Ironically, it was the French, the foes of the English-speaking colonists for most of two centuries, who secured for the Americans their victory over the British in the American Revolution. Perhaps appropriately enough, when the American victors parceled out to themselves most of New England’s real estate, the plum that was much of Mount Desert Island went to a French woman who was a friend of Lafayette – possibly the first single woman to be so enfranchised as an owner of land in the United States.
The beneficiary, Madame Gregoire, lived at Hulls Cove, just across the cove from the subject property. She is buried in a cemetery very near the subject property, on a hillside overlooking Hulls Cove and what had been her 40,000-acre island.
Bar Harbor (originally named Eden) gained social recognition through the “rusticators” who included many of the most famed artists of the late 1800's. Bar Harbor achieved lasting distinction when the Vanderbilts and Astors brought simultaneously to Newport, RI and to Bar Harbor, in the late 1800s and early 1900s, the residential monoliths of the Gilded Age.

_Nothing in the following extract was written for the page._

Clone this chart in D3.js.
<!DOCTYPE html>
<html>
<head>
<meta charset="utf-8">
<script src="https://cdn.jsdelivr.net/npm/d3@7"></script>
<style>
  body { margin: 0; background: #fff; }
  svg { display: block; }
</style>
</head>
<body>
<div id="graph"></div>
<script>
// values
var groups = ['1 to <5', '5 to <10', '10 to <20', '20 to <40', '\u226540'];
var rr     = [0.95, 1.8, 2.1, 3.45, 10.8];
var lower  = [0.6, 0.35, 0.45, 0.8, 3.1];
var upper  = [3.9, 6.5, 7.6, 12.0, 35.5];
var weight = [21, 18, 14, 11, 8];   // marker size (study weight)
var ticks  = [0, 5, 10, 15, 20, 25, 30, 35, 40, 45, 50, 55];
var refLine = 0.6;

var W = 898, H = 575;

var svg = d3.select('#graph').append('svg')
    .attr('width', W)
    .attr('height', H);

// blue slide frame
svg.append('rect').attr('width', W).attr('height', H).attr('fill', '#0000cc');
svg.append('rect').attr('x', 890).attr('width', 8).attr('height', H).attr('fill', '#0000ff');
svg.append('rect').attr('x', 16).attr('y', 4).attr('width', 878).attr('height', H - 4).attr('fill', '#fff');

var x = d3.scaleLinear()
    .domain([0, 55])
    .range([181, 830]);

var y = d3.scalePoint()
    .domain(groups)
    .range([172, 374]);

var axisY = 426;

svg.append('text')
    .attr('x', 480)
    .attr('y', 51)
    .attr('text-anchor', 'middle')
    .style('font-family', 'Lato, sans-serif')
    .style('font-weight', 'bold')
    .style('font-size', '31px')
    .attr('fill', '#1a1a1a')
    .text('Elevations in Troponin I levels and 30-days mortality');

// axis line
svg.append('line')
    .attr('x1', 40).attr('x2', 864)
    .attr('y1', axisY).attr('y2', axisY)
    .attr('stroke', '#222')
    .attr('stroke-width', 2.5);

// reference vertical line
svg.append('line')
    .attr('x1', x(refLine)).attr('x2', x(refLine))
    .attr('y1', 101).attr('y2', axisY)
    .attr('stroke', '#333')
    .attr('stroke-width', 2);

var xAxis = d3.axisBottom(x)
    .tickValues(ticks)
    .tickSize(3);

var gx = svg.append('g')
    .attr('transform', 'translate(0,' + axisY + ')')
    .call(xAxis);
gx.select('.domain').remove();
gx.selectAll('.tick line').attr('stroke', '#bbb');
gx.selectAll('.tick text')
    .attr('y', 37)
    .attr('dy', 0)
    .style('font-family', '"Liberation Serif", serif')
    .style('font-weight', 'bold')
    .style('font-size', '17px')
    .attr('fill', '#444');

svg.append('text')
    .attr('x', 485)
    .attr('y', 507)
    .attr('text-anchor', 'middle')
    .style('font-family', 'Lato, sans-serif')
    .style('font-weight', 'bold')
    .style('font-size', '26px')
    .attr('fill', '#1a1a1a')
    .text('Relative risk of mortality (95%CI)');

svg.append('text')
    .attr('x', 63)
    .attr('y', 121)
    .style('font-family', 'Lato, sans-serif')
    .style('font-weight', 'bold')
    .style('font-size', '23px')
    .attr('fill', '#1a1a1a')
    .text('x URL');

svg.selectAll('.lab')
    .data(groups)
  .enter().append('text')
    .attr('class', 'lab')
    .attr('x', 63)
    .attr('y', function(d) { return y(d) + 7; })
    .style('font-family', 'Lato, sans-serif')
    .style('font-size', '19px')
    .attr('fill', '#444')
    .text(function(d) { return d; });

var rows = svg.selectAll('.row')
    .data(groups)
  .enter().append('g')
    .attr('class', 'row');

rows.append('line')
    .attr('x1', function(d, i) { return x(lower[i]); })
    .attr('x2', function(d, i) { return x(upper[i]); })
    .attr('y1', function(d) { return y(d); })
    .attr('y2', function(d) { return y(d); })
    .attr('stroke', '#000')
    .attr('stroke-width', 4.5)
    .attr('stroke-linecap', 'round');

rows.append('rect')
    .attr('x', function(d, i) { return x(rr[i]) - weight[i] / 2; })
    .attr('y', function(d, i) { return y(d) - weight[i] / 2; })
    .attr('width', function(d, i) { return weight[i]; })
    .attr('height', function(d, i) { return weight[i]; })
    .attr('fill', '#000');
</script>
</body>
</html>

Millikens, Morgans, Rockefellers, Pulitzers, Dorrances, Fords and others followed to Mount Desert Island.
Teddy Roosevelt, who founded the National Park System, stayed at Hulls Cove as a young man. His grandson of the same name latter lived on the island most of his life.

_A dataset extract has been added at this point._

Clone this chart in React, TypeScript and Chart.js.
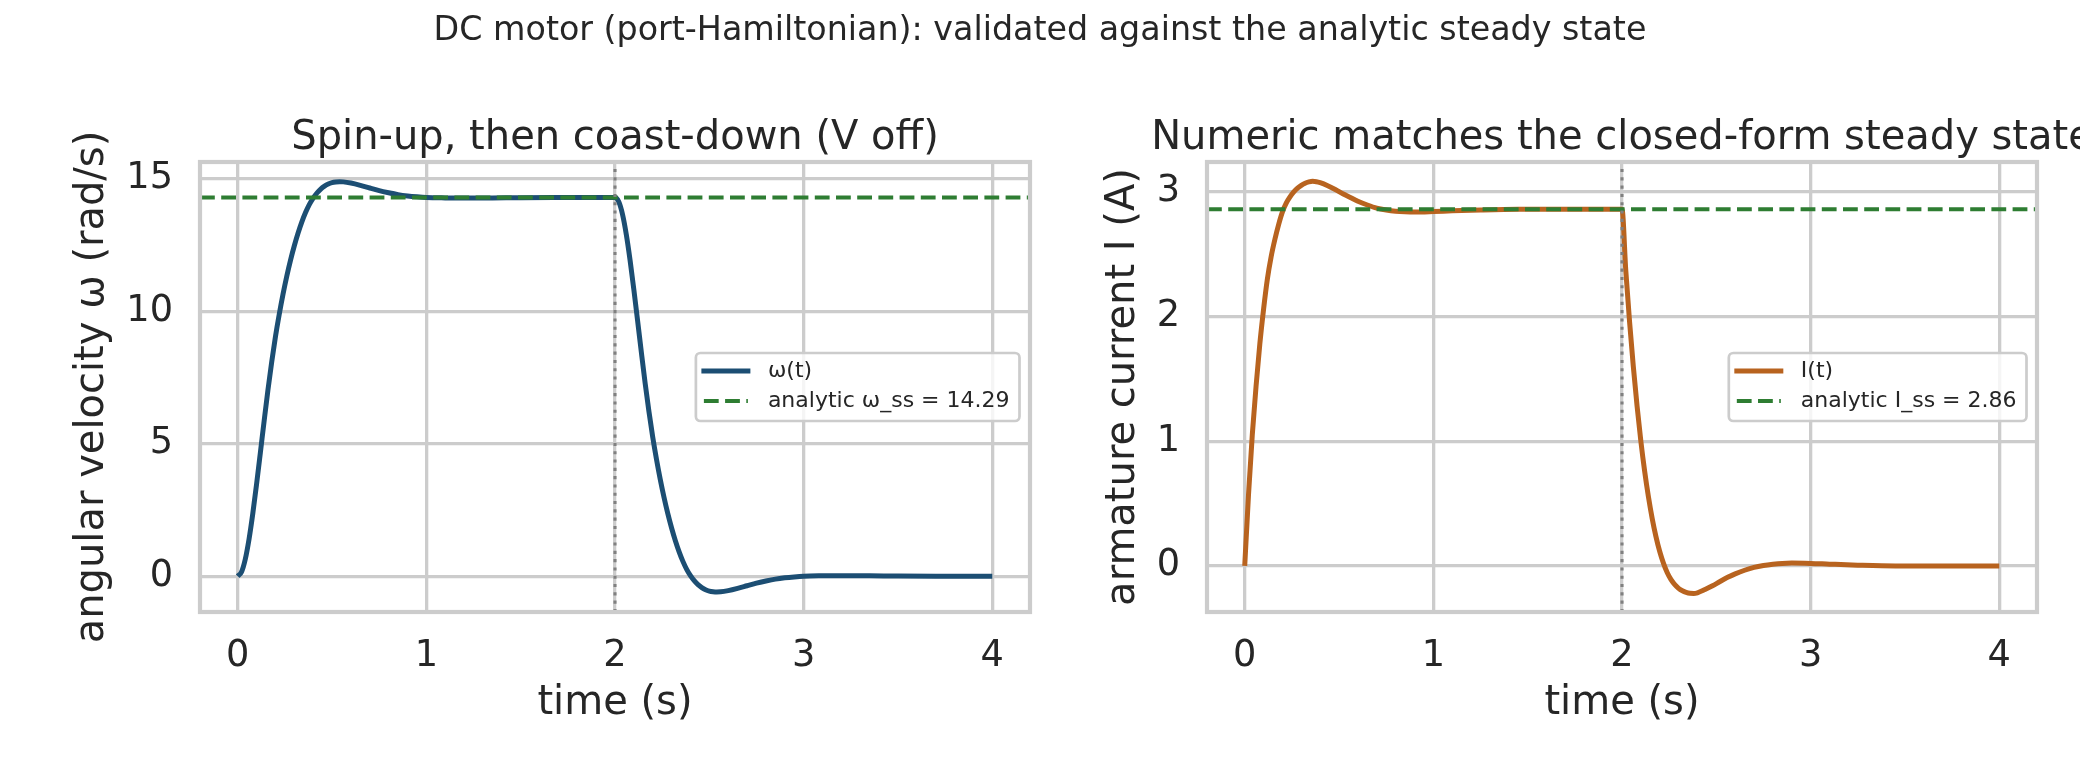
import React, { useEffect, useRef } from "react";
import { Chart, registerables } from "chart.js";

Chart.register(...registerables);

const FONT = "'DejaVu Sans', sans-serif";
const TEXT = "#262626";
const GRID = "#cccccc";

const SUPTITLE = "DC motor (port-Hamiltonian): validated against the analytic steady state";

// Shared time axis
const timeTicks = [0, 1, 2, 3, 4];
const T_MIN = -0.2;
const T_MAX = 4.2;
const T_OFF = 2; // supply voltage switched off

// Angular velocity ω(t) in rad/s
const omegaT = [
  0, 0.02, 0.04, 0.06, 0.08, 0.1, 0.12, 0.14, 0.16, 0.18, 0.2, 0.22, 0.24, 0.26, 0.28, 0.3, 0.32,
  0.34, 0.36, 0.38, 0.4, 0.42, 0.44, 0.46, 0.48, 0.5, 0.52, 0.54, 0.56, 0.6, 0.65, 0.7, 0.75, 0.8,
  0.85, 0.9, 0.95, 1.0, 1.1, 1.2, 1.35, 1.5, 1.7, 2.0, 2.02, 2.04, 2.06, 2.08, 2.1, 2.12, 2.14,
  2.16, 2.18, 2.2, 2.22, 2.24, 2.26, 2.28, 2.3, 2.32, 2.34, 2.36, 2.38, 2.4, 2.42, 2.44, 2.46,
  2.48, 2.5, 2.52, 2.54, 2.56, 2.6, 2.65, 2.7, 2.75, 2.8, 2.85, 2.9, 2.95, 3.0, 3.1, 3.2, 3.35,
  3.5, 3.7, 4.0,
];
const omegaV = [
  0, 0.16, 0.64, 1.4, 2.37, 3.48, 4.66, 5.86, 7.02, 8.08, 9.04, 9.88, 10.64, 11.32, 11.93, 12.47,
  12.95, 13.37, 13.73, 14.03, 14.27, 14.46, 14.61, 14.72, 14.8, 14.85, 14.875, 14.885, 14.88,
  14.835, 14.75, 14.65, 14.55, 14.47, 14.4, 14.35, 14.315, 14.29, 14.275, 14.27, 14.275, 14.285,
  14.29, 14.29, 14.13, 13.65, 12.89, 11.92, 10.81, 9.63, 8.43, 7.27, 6.21, 5.25, 4.41, 3.65, 2.97,
  2.36, 1.82, 1.34, 0.92, 0.56, 0.26, 0.02, -0.17, -0.32, -0.43, -0.51, -0.56, -0.585, -0.595,
  -0.59, -0.545, -0.46, -0.36, -0.26, -0.18, -0.11, -0.06, -0.025, 0.0, 0.015, 0.02, 0.015, 0.005,
  0.0, 0.0,
];
const OMEGA_SS = 14.29;
const omegaTicks = [0, 5, 10, 15];
const OMEGA_MIN = -1.35;
const OMEGA_MAX = 15.63;

// Armature current I(t) in A
const currentT = [
  0, 0.02, 0.04, 0.06, 0.08, 0.1, 0.12, 0.14, 0.16, 0.18, 0.2, 0.22, 0.24, 0.26, 0.28, 0.3, 0.32,
  0.34, 0.36, 0.38, 0.4, 0.44, 0.48, 0.52, 0.56, 0.6, 0.65, 0.7, 0.75, 0.8, 0.85, 0.9, 1.0, 1.1,
  1.25, 1.45, 2.0, 2.02, 2.04, 2.06, 2.08, 2.1, 2.12, 2.14, 2.16, 2.18, 2.2, 2.22, 2.24, 2.26,
  2.28, 2.3, 2.32, 2.34, 2.36, 2.38, 2.4, 2.44, 2.48, 2.52, 2.56, 2.6, 2.65, 2.7, 2.75, 2.8, 2.85,
  2.9, 3.0, 3.1, 3.25, 3.45, 4.0,
];
const currentV = [
  0, 0.57, 1.05, 1.44, 1.78, 2.06, 2.3, 2.48, 2.62, 2.74, 2.84, 2.91, 2.96, 3.0, 3.03, 3.053,
  3.07, 3.08, 3.085, 3.082, 3.074, 3.05, 3.02, 2.985, 2.955, 2.925, 2.895, 2.87, 2.855, 2.845,
  2.84, 2.838, 2.842, 2.848, 2.855, 2.86, 2.86, 2.37, 1.96, 1.6, 1.28, 1.0, 0.76, 0.555, 0.38,
  0.235, 0.115, 0.02, -0.055, -0.11, -0.15, -0.18, -0.2, -0.213, -0.22, -0.221, -0.216, -0.19,
  -0.16, -0.125, -0.092, -0.064, -0.035, -0.012, 0.003, 0.013, 0.02, 0.023, 0.02, 0.014, 0.006,
  0.0, 0.0,
];
const CURRENT_SS = 2.86;
const currentTicks = [0, 1, 2, 3];
const CURRENT_MIN = -0.37;
const CURRENT_MAX = 3.24;

const BLUE = "#1c4e73";
const ORANGE = "#b8631f";
const GREEN = "#2e7d32";
const GRAY = "#808080";

type Panel = {
  title: string;
  yLabel: string;
  seriesLabel: string;
  ssLabel: string;
  t: number[];
  v: number[];
  ss: number;
  yTicks: number[];
  yMin: number;
  yMax: number;
  color: string;
  axisWidth: number;
  yTitleX: number;
  padRight: number;
};

const panels: Panel[] = [
  {
    title: "Spin-up, then coast-down (V off)",
    yLabel: "angular velocity ω (rad/s)",
    seriesLabel: "ω(t)",
    ssLabel: `analytic ω_ss = ${OMEGA_SS.toFixed(2)}`,
    t: omegaT,
    v: omegaV,
    ss: OMEGA_SS,
    yTicks: omegaTicks,
    yMin: OMEGA_MIN,
    yMax: OMEGA_MAX,
    color: BLUE,
    axisWidth: 200,
    yTitleX: 93,
    padRight: 10,
  },
  {
    title: "Numeric matches the closed-form steady state",
    yLabel: "armature current I (A)",
    seriesLabel: "I(t)",
    ssLabel: `analytic I_ss = ${CURRENT_SS.toFixed(2)}`,
    t: currentT,
    v: currentV,
    ss: CURRENT_SS,
    yTicks: currentTicks,
    yMin: CURRENT_MIN,
    yMax: CURRENT_MAX,
    color: ORANGE,
    axisWidth: 167,
    yTitleX: 84,
    padRight: 43,
  },
];

// Spines, subplot title, rotated y label and an inset legend (center right)
function decorations(p: Panel) {
  return {
    id: "panelDecor",
    afterDatasetsDraw(chart: any) {
      const { ctx, chartArea: a } = chart;
      ctx.save();
      ctx.strokeStyle = GRID;
      ctx.lineWidth = 4.2;
      ctx.strokeRect(a.left, a.top, a.right - a.left, a.bottom - a.top);
      ctx.restore();
    },
    afterDraw(chart: any) {
      const { ctx, chartArea: a } = chart;
      const cx = (a.left + a.right) / 2;
      const cy = (a.top + a.bottom) / 2;

      ctx.save();
      ctx.fillStyle = TEXT;
      ctx.font = `40px ${FONT}`;
      ctx.textAlign = "center";
      ctx.textBaseline = "alphabetic";
      ctx.fillText(p.title, cx, a.top - 13.5);

      ctx.translate(p.yTitleX, cy);
      ctx.rotate(-Math.PI / 2);
      ctx.textBaseline = "middle";
      ctx.fillText(p.yLabel, 0, 0);
      ctx.restore();

      // legend
      const items = chart.data.datasets.slice(0, 2);
      ctx.save();
      ctx.font = `22px ${FONT}`;
      const textW = Math.max(...items.map((d: any) => ctx.measureText(d.label).width));
      const boxW = 72 + textW + 10;
      const boxH = 68;
      const bx = a.right - 10.5 - boxW;
      const by = cy - boxH / 2;
      ctx.beginPath();
      if (ctx.roundRect) ctx.roundRect(bx, by, boxW, boxH, 4.5);
      else ctx.rect(bx, by, boxW, boxH);
      ctx.fillStyle = "rgba(255,255,255,0.8)";
      ctx.fill();
      ctx.strokeStyle = GRID;
      ctx.lineWidth = 2.7;
      ctx.stroke();

      items.forEach((d: any, i: number) => {
        const y = by + 18 + i * 30;
        ctx.beginPath();
        ctx.strokeStyle = d.borderColor;
        ctx.lineWidth = d.borderWidth;
        const dash = d.borderDash || [];
        ctx.setLineDash(dash);
        ctx.lineCap = dash.length ? "butt" : "square";
        ctx.moveTo(bx + 8, y);
        ctx.lineTo(bx + 52, y);
        ctx.stroke();
        ctx.setLineDash([]);
        ctx.fillStyle = TEXT;
        ctx.textAlign = "left";
        ctx.textBaseline = "middle";
        ctx.fillText(d.label, bx + 72, y);
      });
      ctx.restore();
    },
  };
}

function buildConfig(p: Panel): any {
  const series = p.t.map((t, i) => ({ x: t, y: p.v[i] }));
  return {
    type: "line",
    data: {
      datasets: [
        {
          label: p.seriesLabel,
          data: series,
          borderColor: p.color,
          borderWidth: 5,
          pointRadius: 0,
          cubicInterpolationMode: "monotone",
          fill: false,
          order: 3,
        },
        {
          label: p.ssLabel,
          data: [
            { x: T_MIN, y: p.ss },
            { x: T_MAX, y: p.ss },
          ],
          borderColor: GREEN,
          borderWidth: 4,
          borderDash: [14.8, 6.4],
          pointRadius: 0,
          tension: 0,
          fill: false,
          order: 2,
        },
        {
          label: "V off",
          data: [
            { x: T_OFF, y: p.yMin },
            { x: T_OFF, y: p.yMax },
          ],
          borderColor: GRAY,
          borderWidth: 3.1,
          borderDash: [3.1, 5.2],
          pointRadius: 0,
          tension: 0,
          fill: false,
          order: 1,
        },
      ],
    },
    options: {
      responsive: false,
      animation: false,
      devicePixelRatio: 1,
      events: [],
      layout: { padding: { left: 0, right: p.padRight, top: 162, bottom: 0 } },
      plugins: {
        legend: { display: false },
        title: { display: false },
        tooltip: { enabled: false },
      },
      scales: {
        x: {
          type: "linear",
          min: T_MIN,
          max: T_MAX,
          bounds: "data",
          afterBuildTicks: (s: any) => {
            s.ticks = timeTicks.map((v) => ({ value: v }));
          },
          afterFit: (s: any) => {
            s.height = 156;
          },
          grid: { color: GRID, lineWidth: 3.3, drawTicks: false },
          border: { display: false },
          ticks: {
            padding: 22,
            color: TEXT,
            font: { family: FONT, size: 36.7, lineHeight: 1.2 },
            callback: (v: any) => String(v),
            maxRotation: 0,
          },
          title: {
            display: true,
            text: "time (s)",
            color: TEXT,
            font: { family: FONT, size: 40, lineHeight: 1.2 },
            padding: { top: 0, bottom: 40 },
          },
        },
        y: {
          type: "linear",
          min: p.yMin,
          max: p.yMax,
          bounds: "data",
          afterBuildTicks: (s: any) => {
            s.ticks = p.yTicks.map((v) => ({ value: v }));
          },
          afterFit: (s: any) => {
            s.width = p.axisWidth;
          },
          grid: { color: GRID, lineWidth: 3.3, drawTicks: false },
          border: { display: false },
          ticks: {
            padding: 27,
            color: TEXT,
            font: { family: FONT, size: 36.7, lineHeight: 1.2 },
            callback: (v: any) => String(v),
          },
        },
      },
    },
    plugins: [decorations(p)],
  };
}

function PanelChart({ panel, left }: { panel: Panel; left: number }) {
  const ref = useRef<HTMLCanvasElement>(null);
  useEffect(() => {
    const canvas = ref.current;
    if (!canvas) return;
    const chart = new Chart(canvas, buildConfig(panel));
    return () => chart.destroy();
  }, [panel]);
  return (
    <canvas
      ref={ref}
      width={1040}
      height={768}
      style={{ position: "absolute", left, top: 0, width: 1040, height: 768 }}
    />
  );
}

export default function App() {
  return (
    <div
      style={{
        position: "absolute",
        left: 0,
        top: 0,
        width: 2080,
        height: 768,
        background: "#ffffff",
        overflow: "hidden",
      }}
    >
      <PanelChart panel={panels[0]} left={0} />
      <PanelChart panel={panels[1]} left={1040} />
      <div
        style={{
          position: "absolute",
          left: 0,
          top: 12,
          width: 2080,
          textAlign: "center",
          fontFamily: FONT,
          fontSize: 33.3,
          lineHeight: "33.3px",
          color: TEXT,
          whiteSpace: "nowrap",
        }}
      >
        {SUPTITLE}
      </div>
    </div>
  );
}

Charles Eliot, a fellow Harvard graduate along with Teddy Roosevelt, and fellow pioneering conservationist, did much to create – with backing from the Rockefellers – the great Acadia National Park, the first national park east of the Mississippi. Acadia is now the 2nd-most-visited national park in the U.S.
Until she died last year, centenarian, philanthropist, and widely-respected Brooke Astor had been the Island’s most recent reigning celebrity, a crown tarnished by her son who narrowly escaped being labeled a convicted felon. Brooke Astor’s place in the social pantheon of Mount Desert Island has now been filled by Martha Stewart who is, in fact, a convicted felon.

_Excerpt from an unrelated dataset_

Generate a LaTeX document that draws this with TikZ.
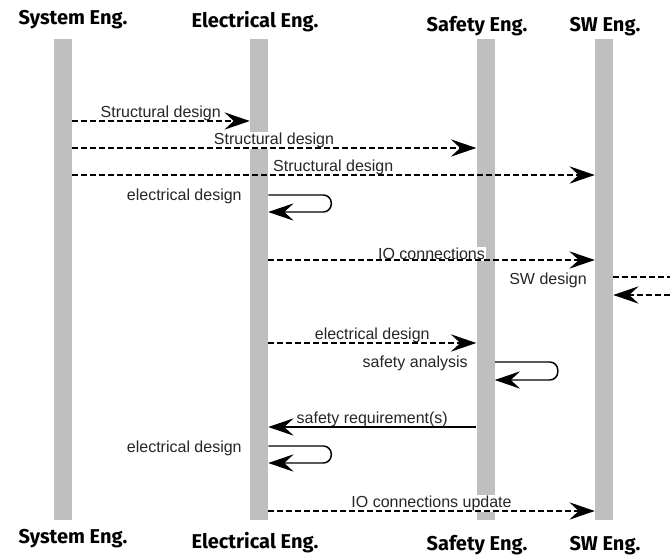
\documentclass[tikz,border=0pt]{standalone}
\usepackage{fontspec}
\setmainfont{Liberation Sans}
\newfontfamily\headfont{Fira Sans}
\usetikzlibrary{positioning,arrows.meta}

\begin{document}
\begin{tikzpicture}[
  x=0.75pt, y=-0.75pt,
  every node/.style={font=\fontsize{12}{14}\selectfont},
  lifeline/.style={fill=black!25,draw=none,inner sep=0pt,
                   minimum width=13.5pt,minimum height=360.75pt},
  head/.style={font=\headfont\bfseries\fontsize{15}{17}\selectfont,anchor=base},
  lbl/.style={fill=white,inner sep=0.8pt,text=black!85},
  msglbl/.style={lbl,behind path,midway,above=-1pt},
  tip/.style={-{Stealth[length=19pt,width=13pt,inset=7pt]}},
  msg/.style={tip,line width=1.1pt,dash pattern=on 4.5pt off 2.25pt},
  reply/.style={tip,line width=1.1pt},
  selfmsg/.style={tip,line width=1.1pt,rounded corners=6pt}
]
  \useasboundingbox (0,0) rectangle (670,555);

  % lifelines
  \node[lifeline] (sys)  at (62.5,279.5) {};
  \node[lifeline] (elec) at (259,279.5)  {};
  \node[lifeline] (safe) at (485.5,279.5){};
  \node[lifeline] (sw)   at (604,279.5)  {};

  % headers, top and bottom
  \node[head] (sysT)  at (73,25)  {System Eng.};
  \node[head] (elecT) at (255,28) {Electrical Eng.};
  \node[head] (safeT) at (477,32) {Safety Eng.};
  \node[head] (swT)   at (605,32) {SW Eng.};
  \node[head] (sysB)  at (73,543)  {System Eng.};
  \node[head] (elecB) at (255,548) {Electrical Eng.};
  \node[head] (safeB) at (477,550) {Safety Eng.};
  \node[head] (swB)   at (605,550) {SW Eng.};

  % messages
  \draw[msg] (sys.east |- 0,121) -- node[msglbl]{Structural design} (elec.west |- 0,121);
  \draw[msg] (sys.east |- 0,148) -- node[msglbl]{Structural design} (safe.west |- 0,148);
  \draw[msg] (sys.east |- 0,175) -- node[msglbl]{Structural design} (sw.west |- 0,175);

  \node[lbl,anchor=east] (edlA) at (243,196) {electrical design};
  \draw[selfmsg] (elec.east |- 0,195) -- ++(63,0) -- ++(0,17) -- ++(-63,0);

  \draw[msg] (elec.east |- 0,260) -- node[msglbl]{IO connections} (sw.west |- 0,260);

  \coordinate (outA) at (670,277);
  \coordinate (outB) at (670,295);
  \node[lbl,anchor=east] (swd) at (588,280) {SW design};
  \draw[line width=1.1pt,dash pattern=on 4.5pt off 2.25pt] (sw.east |- outA) -- (outA);
  \draw[msg] (outB) -- (sw.east |- outB);

  \draw[msg] (elec.east |- 0,343) -- node[msglbl]{electrical design} (safe.west |- 0,343);

  \node[lbl,anchor=east] (saf) at (469,363) {safety analysis};
  \draw[selfmsg] (safe.east |- 0,362) -- ++(63,0) -- ++(0,18) -- ++(-63,0);

  \draw[reply] (safe.west |- 0,427) -- node[msglbl]{safety requirement(s)} (elec.east |- 0,427);

  \node[lbl,anchor=east] (edlB) at (243,448) {electrical design};
  \draw[selfmsg] (elec.east |- 0,446) -- ++(63,0) -- ++(0,17) -- ++(-63,0);

  \draw[msg] (elec.east |- 0,511) -- node[msglbl]{IO connections update} (sw.west |- 0,511);
\end{tikzpicture}
\end{document}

A fabled and colorful place, Mount Desert Island.
- Suggested reading
A few of the many books worth taking up before coming to Hulls Cove / Bar Harbor / Mount Desert Island / Acadia National Park might include:
- Douglas Brinkley’s new book, The Wilderness Warrior, as to Teddy Roosevelt (who vacationed at Hulls Cove as a young man) and the founding of the National Park System
- History of Mount Desert Island by renowned author Sam uel Eliot Morrison who lived on the Island when not teaching at Harvard, and who was best known as the author of the encyclopedic and legendary History of the United States Navy in World War II commissioned by FDR.
- 12,000 years and American Indians in Maine by Bruce Bourke, including reference to prehistoric Indians at Hulls Cove.
- Librarian Gladys O’Neill’s core-curriculum Lost Bar Harbor, which includes photos of historic mansions built during the gilded age, including homes constructed at Hulls Cove.
- Empires Collide as to the French and Indian Wars which, it might be said, began on this continent when Protestant colonists from what is now Southern New England arrived on Mt. Desert Island to break up a new Catholic French settlement on MDI, primarily by destroying the encampment and by then setting adrift in the North Atlantic the settlement’s two Jesuit priests
- Almost any biography of Samuel de Champlain, including The Founder of New France.
- The venerable The Last Resorts, commentaries on Bar Harbor by the peerless high-society observer Cleveland Amory.
- Sargent F. Collier’s post-WW II, period-piece Green Grows Bar Harbor, probably written in part on the lawn above the tennis courts at the Bar Harbor Club, even as the Club itself was browning.
- History of Acadia National Park by founder of the park, George Dorr with more than a little help from the Rockefellers.
- The Last Mrs. Astor by Frances Kiernan which recounts the life of recently-deceased Brooke Astor, including her marriage (one of plural marriages) in Bar Harbor.
- Walter Cronkite’s lush North by Northeast as to sailing and appreciating the Maine Coast.
- Any of several colonial histories of Maine from rare book collections, antiquarian dealers.
- Where to look for books
- Sherman’s Bookstore in Bar Harbor is a delightful anachronism , and a great bookstore.
- The Jesup Memorial Library offers gorgeous turn-of-the-century architecture, a fabulous book collection, the actual quiet of old-time libraries, great art, the best of summertime sidewalk used book sales, and superlative librarians. Pray for one rainy day during your stay.